CDC Warns About Deadly Marburg Virus Amid Outbreaks in Africa

CDC Warns About Deadly Marburg Virus Amid Outbreaks in Africa
This transmission electron microscopic (TEM) image in 1975 of an undisclosed tissue sample, reveals the presence of numerous Marburg virus particles. (CDC/Dr. Fred Murphy; Sylvia Whitfield)
Mimi Nguyen Ly

The U.S. Centers for Disease Control and Prevention (CDC) is warning travelers to take precautions and avoid nonessential travel in the African nations of Equatorial Guinea and Tanzania amid outbreaks of the deadly Marburg virus disease (MVD).

The CDC also says it’s sending personnel from its National Center for Emerging and Zoonotic Infectious Diseases to respond to the outbreaks.

Equatorial Guinea declared an outbreak of MVD on Feb. 13, and Tanzania declared an outbreak on March 21, the CDC noted.

The World Health Organization (WHO) has recorded at least nine confirmed cases in Equatorial Guinea and another 20 probable cases, all of whom have died as of March 25. In Tanzania, the WHO confirmed eight cases, five of whom have died, with the remaining three people undergoing treatments as of March 22.
People are being warned to avoid nonessential travel to the regions where the outbreak is occurring. In Equatorial Guinea, the provinces are Kie-Ntem, Centro Sur, and Litoral. In Tanzania, the Kagera region had confirmed cases.

Kenya and Uganda are on high alert due to the recent cases in Tanzania.

MVD is often fatal and is caused by the Marburg virus, which is in the same family as the virus that causes Ebola. According to the CDC, (pdf) as many as 9 out of 10 people infected with the virus will die without treatment.
It causes a viral hemorrhagic fever that brings severe symptoms within seven days that include high fever, chills, severe headache, muscle pain, malaise, rash, sore throat, diarrhea, weakness, uncontrolled bleeding or bruising, and more.

CDC Recommendations

The CDC recommends that people should watch for MVD symptoms while in the outbreak areas and for 21 days after leaving the area. If they develop any of the symptoms, they must isolate themselves and seek medical care immediately, according to the CDC.

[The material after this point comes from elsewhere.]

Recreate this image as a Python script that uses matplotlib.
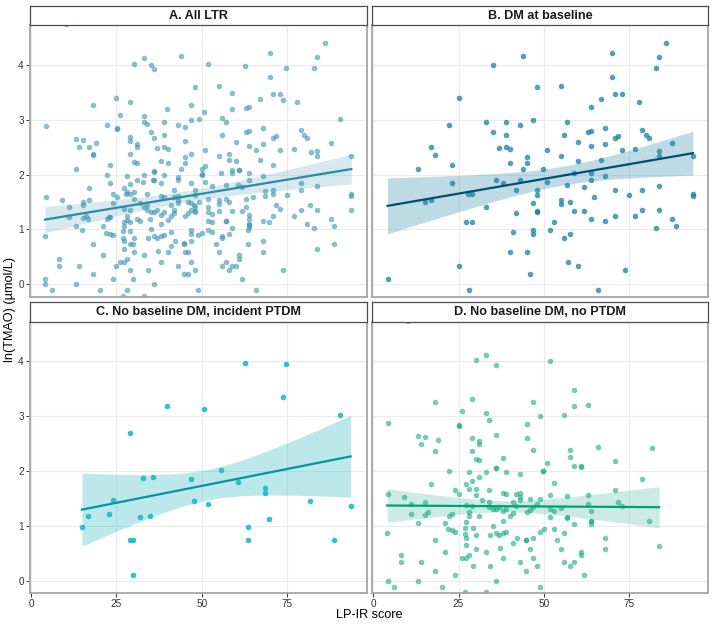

The virus, like Ebola, originates in bats and can spread from infected bats to people or between people via direct contact with blood or body fluids. It can also be transmitted by contaminated surfaces. Other nonhuman primates, such as chimpanzees and gorillas, can also be infected with the virus and therefore pose a threat.

The CDC advises that people who travel to Equatorial Guinea or Tanzania should avoid contact with sick people who have symptoms such as fever, muscle pain, and rash; avoid contact with blood and other body fluids; avoid contact with dead bodies or items that have been in contact with dead bodies, participating in funeral or burial rituals, or attending a funeral or burial; avoid visiting health care facilities in the outbreak area for nonurgent medical care or for nonmedical reasons; avoid visiting traditional healers; avoid contact with fruit bats and the caves and mines where they live; and avoid nonhuman primates (e.g., chimpanzees, gorillas).

While there are no vaccines or drugs currently authorized for MVD, infection control protocols can help prevent its transmission, and rehydration treatment to improve symptoms can improve people’s chances of survival.

Marburg outbreaks and individual cases have, in the past, been recorded in Angola, Congo, Kenya, South Africa, Uganda, and Ghana, according to the WHO.

The rare virus was first identified in 1967 after it caused simultaneous outbreaks of disease in laboratories in Marburg, Germany, and Belgrade, Serbia. Seven people died who were exposed to the virus while conducting research on monkeys.

The Associated Press contributed to this report.